[ubuntu-uk] Partitioning Question
lproven at gmail.com
Sat Mar 10 17:12:10 UTC 2012
On 10 March 2012 17:00, alan c <aeclist at candt.waitrose.com> wrote:
> On 10/03/12 14:32, Nigel Verity wrote:
>> bit of advice on partitioning, please.
>> currently dual-boot Xubuntu and Windows 7. I've now got to the happy
>> situation where I no longer need any Windows applications.
>> Consequently I'd like to delete Windows and reclaim the 80 Gb of disk
>> space it takes up. Would I be better off simply clearing down the
>> whole machine and re-installing Xubuntu from scratch, or is it safe
>> to mess about with the partitions using a tool like GParted. If the
>> latter, perhaps somebody knows of a good idiot's guide, as I've had a
>> few problems in the past resizing partitions.
> By far the safest thing, if you have to edit partitions at all (back
> up first anyway), is to leave the empty windows partition in place,
> but greatly resize it smaller, say to 1GB whatever. Then resize the
> ubuntu larger to fill the gap. A conventional ubuntu dual boot install
> would have also created an extended partition to enable use of
> logical partitions so the ubuntu will often be in /dev/sda5 whatever.

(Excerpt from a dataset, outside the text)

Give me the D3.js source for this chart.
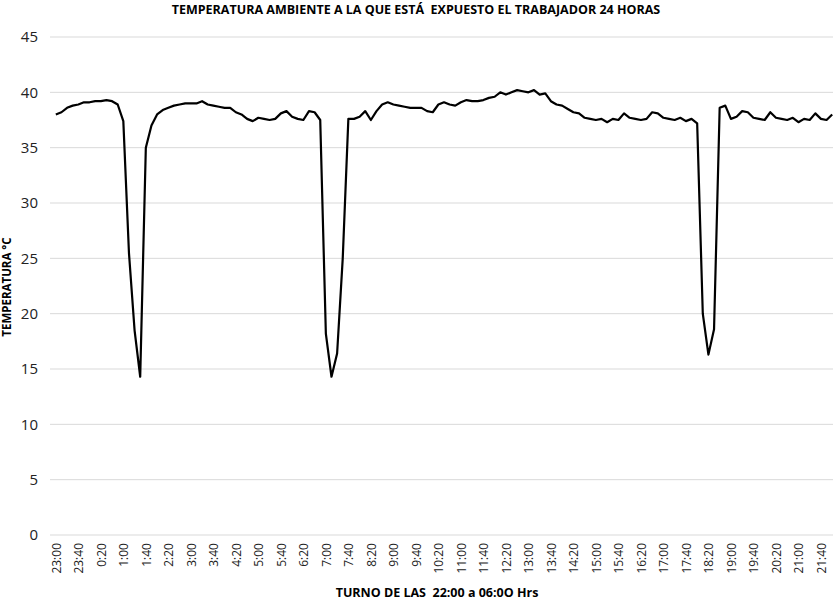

> If this is in your case too, then an intermediate action would be to
> resize the extended partition before expanding the ubuntu partition.
> If I am correct here (?)
> The advantage of all this would be that the MBR will likely point to
> the original Ubuntu partition name (sda5?)
> If you delete a partition entirely it is possible (?) that the clunky
> partition system will rename partitions on the fly and ubuntu will not
> boot without a reinstall of GRUB.
> good luck
That's true & good advice.
You could, of course, give Windows a major clear-out - uninstall
everything, empty the bin, empty all your data directories, remove all
user accounts but "administrator", delete all your temp files and
uninstall files, disable hibernation, and then defrag it.
Then in Ubuntu, remove its swap file (C:\PAGEFILE.SYS) and
C:\HIBERFIL.SYS if it's still there.
Then shrink the partition down as small as it will go. You could
easily reclaim 70 of your 80GB that way, even if it's Windows 7.
Then leave it - it's handy for upgrading the BIOS and things like that.